• PROBLEM DETAILS: Copy out the whole listing exactly as written, leaving the pictures behind.

• DATA:
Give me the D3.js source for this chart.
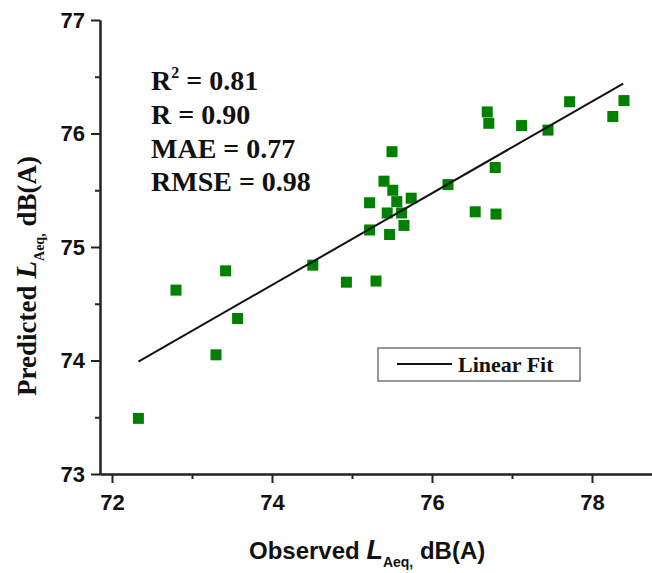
<!DOCTYPE html>
<html>
<head>
<meta charset="utf-8">
<script src="https://cdn.jsdelivr.net/npm/d3@7"></script>
<style>
  body { margin: 0; background: #fff; }
  svg { display: block; }
</style>
</head>
<body>
<svg id="chart"></svg>
<script>
// observed vs predicted LAeq
var observed  = [72.33, 72.80, 73.30, 73.42, 73.57, 74.51, 74.93, 75.30, 75.22, 75.22,
                 75.40, 75.50, 75.51, 75.56, 75.44, 75.62, 75.65, 75.47, 75.74, 76.20,
                 76.54, 76.80, 76.79, 76.69, 76.71, 77.12, 77.45, 77.72, 78.26, 78.40]
var predicted = [73.49, 74.62, 74.05, 74.79, 74.37, 74.84, 74.69, 74.70, 75.15, 75.39,
                 75.58, 75.84, 75.50, 75.40, 75.30, 75.30, 75.19, 75.11, 75.43, 75.55,
                 75.31, 75.29, 75.70, 76.19, 76.09, 76.07, 76.03, 76.28, 76.15, 76.29]

// linear fit end points
var fitX = [72.33, 78.39]
var fitY = [73.99, 76.44]

var xMajor = [72, 74, 76, 78]
var xMinor = [73, 75, 77]
var yMajor = [73, 74, 75, 76, 77]
var yMinor = [73.5, 74.5, 75.5, 76.5]

var stats = ["R = 0.90", "MAE = 0.77", "RMSE = 0.98"]

var dimensions = {
  width: 652,
  height: 573,
  margin: { top: 20, bottom: 99, right: 0, left: 100 }
}

var svg = d3.select("#chart")
  .attr("width", dimensions.width)
  .attr("height", dimensions.height)

var x = d3.scaleLinear()
  .domain([71.85, 78.75])
  .range([dimensions.margin.left, dimensions.width - dimensions.margin.right])

var y = d3.scaleLinear()
  .domain([73, 77])
  .range([dimensions.height - dimensions.margin.bottom, dimensions.margin.top])

var sans = "'Liberation Sans', Arial, sans-serif"
var serif = "'Liberation Serif', 'Times New Roman', serif"

// minor ticks
svg.append("g")
  .attr("transform", "translate(0," + y(73) + ")")
  .call(d3.axisBottom(x).tickValues(xMinor).tickSize(5).tickFormat("").tickSizeOuter(0))
svg.append("g")
  .attr("transform", "translate(" + x.range()[0] + ",0)")
  .call(d3.axisLeft(y).tickValues(yMinor).tickSize(5).tickFormat("").tickSizeOuter(0))

// major ticks
var xAxis = svg.append("g")
  .attr("transform", "translate(0," + y(73) + ")")
  .call(d3.axisBottom(x).tickValues(xMajor).tickSize(9).tickPadding(11).tickSizeOuter(0).tickFormat(d3.format("d")))
var yAxis = svg.append("g")
  .attr("transform", "translate(" + x.range()[0] + ",0)")
  .call(d3.axisLeft(y).tickValues(yMajor).tickSize(9).tickPadding(6).tickSizeOuter(0).tickFormat(d3.format("d")))

svg.selectAll(".domain").attr("stroke", "#222").attr("stroke-width", 2)
svg.selectAll(".tick line").attr("stroke", "#222").attr("stroke-width", 2)
svg.selectAll(".tick text")
  .style("font-family", sans)
  .style("font-weight", "bold")
  .style("font-size", "22px")
  .attr("fill", "#111")

// points
svg.append("g")
  .selectAll("rect")
  .data(observed)
  .enter()
  .append("rect")
    .attr("x", function(d) { return x(d) - 5.5 })
    .attr("y", function(d, i) { return y(predicted[i]) - 5.5 })
    .attr("width", 11)
    .attr("height", 11)
    .attr("fill", "#008000")

// fit line
svg.append("line")
  .attr("x1", x(fitX[0])).attr("y1", y(fitY[0]))
  .attr("x2", x(fitX[1])).attr("y2", y(fitY[1]))
  .attr("stroke", "#111")
  .attr("stroke-width", 2)

// stats text
var statText = svg.append("g")
  .style("font-family", serif)
  .style("font-weight", "bold")
  .style("font-size", "28px")
  .attr("fill", "#111")

var r2 = statText.append("text").attr("x", 151).attr("y", 90)
r2.append("tspan").text("R")
r2.append("tspan").text("2").style("font-size", "16px").attr("dy", -12)
r2.append("tspan").text(" = 0.81").attr("dy", 12)

statText.selectAll("text.s")
  .data(stats)
  .enter()
  .append("text")
    .attr("class", "s")
    .attr("x", 151)
    .attr("y", function(d, i) { return 124 + i * 33.5 })
    .text(function(d) { return d })

// legend
var legend = svg.append("g")
legend.append("rect")
  .attr("x", 378).attr("y", 348)
  .attr("width", 202).attr("height", 33)
  .attr("fill", "#fff")
  .attr("stroke", "#777")
  .attr("stroke-width", 1.5)
legend.append("line")
  .attr("x1", 397).attr("x2", 452)
  .attr("y1", 364).attr("y2", 364)
  .attr("stroke", "#111")
  .attr("stroke-width", 2)
legend.append("text")
  .attr("x", 458).attr("y", 372)
  .style("font-family", serif)
  .style("font-weight", "bold")
  .style("font-size", "22px")
  .attr("fill", "#111")
  .text("Linear Fit")

// x title
var xt = svg.append("text")
  .attr("x", 249).attr("y", 559)
  .style("font-family", sans)
  .style("font-weight", "bold")
  .style("font-size", "24px")
  .attr("fill", "#111")
xt.append("tspan").text("Observed ")
xt.append("tspan").text("L").style("font-style", "italic").style("font-size", "27px")
xt.append("tspan").text("Aeq,").style("font-size", "14px").attr("dy", 8)
xt.append("tspan").text(" dB(A)").attr("dy", -8)

// y title
var yt = svg.append("text")
  .attr("transform", "translate(36," + 276 + ") rotate(-90)")
  .attr("text-anchor", "middle")
  .style("font-family", serif)
  .style("font-weight", "bold")
  .style("font-size", "27px")
  .attr("fill", "#111")
yt.append("tspan").text("Predicted ")
yt.append("tspan").text("L").style("font-style", "italic").style("font-size", "29px")
yt.append("tspan").text("Aeq,").style("font-size", "14px").attr("dy", 8)
yt.append("tspan").text("  dB(A)").attr("dy", -8)
</script>
</body>
</html>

• WRITTEN SOLUTION:
Give me the D3.js source for this chart.
<!DOCTYPE html>
<html>
<head>
<meta charset="utf-8">
<script src="https://cdn.jsdelivr.net/npm/d3@7"></script>
<style>
  body { margin: 0; background: #fff; }
  svg { display: block; }
</style>
</head>
<body>
<svg id="chart"></svg>
<script>
// observed vs predicted LAeq
var observed  = [72.33, 72.80, 73.30, 73.42, 73.57, 74.51, 74.93, 75.30, 75.22, 75.22,
                 75.40, 75.50, 75.51, 75.56, 75.44, 75.62, 75.65, 75.47, 75.74, 76.20,
                 76.54, 76.80, 76.79, 76.69, 76.71, 77.12, 77.45, 77.72, 78.26, 78.40]
var predicted = [73.49, 74.62, 74.05, 74.79, 74.37, 74.84, 74.69, 74.70, 75.15, 75.39,
                 75.58, 75.84, 75.50, 75.40, 75.30, 75.30, 75.19, 75.11, 75.43, 75.55,
                 75.31, 75.29, 75.70, 76.19, 76.09, 76.07, 76.03, 76.28, 76.15, 76.29]

// linear fit end points
var fitX = [72.33, 78.39]
var fitY = [73.99, 76.44]

var xMajor = [72, 74, 76, 78]
var xMinor = [73, 75, 77]
var yMajor = [73, 74, 75, 76, 77]
var yMinor = [73.5, 74.5, 75.5, 76.5]

var stats = ["R = 0.90", "MAE = 0.77", "RMSE = 0.98"]

var dimensions = {
  width: 652,
  height: 573,
  margin: { top: 20, bottom: 99, right: 0, left: 100 }
}

var svg = d3.select("#chart")
  .attr("width", dimensions.width)
  .attr("height", dimensions.height)

var x = d3.scaleLinear()
  .domain([71.85, 78.75])
  .range([dimensions.margin.left, dimensions.width - dimensions.margin.right])

var y = d3.scaleLinear()
  .domain([73, 77])
  .range([dimensions.height - dimensions.margin.bottom, dimensions.margin.top])

var sans = "'Liberation Sans', Arial, sans-serif"
var serif = "'Liberation Serif', 'Times New Roman', serif"

// minor ticks
svg.append("g")
  .attr("transform", "translate(0," + y(73) + ")")
  .call(d3.axisBottom(x).tickValues(xMinor).tickSize(5).tickFormat("").tickSizeOuter(0))
svg.append("g")
  .attr("transform", "translate(" + x.range()[0] + ",0)")
  .call(d3.axisLeft(y).tickValues(yMinor).tickSize(5).tickFormat("").tickSizeOuter(0))

// major ticks
var xAxis = svg.append("g")
  .attr("transform", "translate(0," + y(73) + ")")
  .call(d3.axisBottom(x).tickValues(xMajor).tickSize(9).tickPadding(11).tickSizeOuter(0).tickFormat(d3.format("d")))
var yAxis = svg.append("g")
  .attr("transform", "translate(" + x.range()[0] + ",0)")
  .call(d3.axisLeft(y).tickValues(yMajor).tickSize(9).tickPadding(6).tickSizeOuter(0).tickFormat(d3.format("d")))

svg.selectAll(".domain").attr("stroke", "#222").attr("stroke-width", 2)
svg.selectAll(".tick line").attr("stroke", "#222").attr("stroke-width", 2)
svg.selectAll(".tick text")
  .style("font-family", sans)
  .style("font-weight", "bold")
  .style("font-size", "22px")
  .attr("fill", "#111")

// points
svg.append("g")
  .selectAll("rect")
  .data(observed)
  .enter()
  .append("rect")
    .attr("x", function(d) { return x(d) - 5.5 })
    .attr("y", function(d, i) { return y(predicted[i]) - 5.5 })
    .attr("width", 11)
    .attr("height", 11)
    .attr("fill", "#008000")

// fit line
svg.append("line")
  .attr("x1", x(fitX[0])).attr("y1", y(fitY[0]))
  .attr("x2", x(fitX[1])).attr("y2", y(fitY[1]))
  .attr("stroke", "#111")
  .attr("stroke-width", 2)

// stats text
var statText = svg.append("g")
  .style("font-family", serif)
  .style("font-weight", "bold")
  .style("font-size", "28px")
  .attr("fill", "#111")

var r2 = statText.append("text").attr("x", 151).attr("y", 90)
r2.append("tspan").text("R")
r2.append("tspan").text("2").style("font-size", "16px").attr("dy", -12)
r2.append("tspan").text(" = 0.81").attr("dy", 12)

statText.selectAll("text.s")
  .data(stats)
  .enter()
  .append("text")
    .attr("class", "s")
    .attr("x", 151)
    .attr("y", function(d, i) { return 124 + i * 33.5 })
    .text(function(d) { return d })

// legend
var legend = svg.append("g")
legend.append("rect")
  .attr("x", 378).attr("y", 348)
  .attr("width", 202).attr("height", 33)
  .attr("fill", "#fff")
  .attr("stroke", "#777")
  .attr("stroke-width", 1.5)
legend.append("line")
  .attr("x1", 397).attr("x2", 452)
  .attr("y1", 364).attr("y2", 364)
  .attr("stroke", "#111")
  .attr("stroke-width", 2)
legend.append("text")
  .attr("x", 458).attr("y", 372)
  .style("font-family", serif)
  .style("font-weight", "bold")
  .style("font-size", "22px")
  .attr("fill", "#111")
  .text("Linear Fit")

// x title
var xt = svg.append("text")
  .attr("x", 249).attr("y", 559)
  .style("font-family", sans)
  .style("font-weight", "bold")
  .style("font-size", "24px")
  .attr("fill", "#111")
xt.append("tspan").text("Observed ")
xt.append("tspan").text("L").style("font-style", "italic").style("font-size", "27px")
xt.append("tspan").text("Aeq,").style("font-size", "14px").attr("dy", 8)
xt.append("tspan").text(" dB(A)").attr("dy", -8)

// y title
var yt = svg.append("text")
  .attr("transform", "translate(36," + 276 + ") rotate(-90)")
  .attr("text-anchor", "middle")
  .style("font-family", serif)
  .style("font-weight", "bold")
  .style("font-size", "27px")
  .attr("fill", "#111")
yt.append("tspan").text("Predicted ")
yt.append("tspan").text("L").style("font-style", "italic").style("font-size", "29px")
yt.append("tspan").text("Aeq,").style("font-size", "14px").attr("dy", 8)
yt.append("tspan").text("  dB(A)").attr("dy", -8)
</script>
</body>
</html>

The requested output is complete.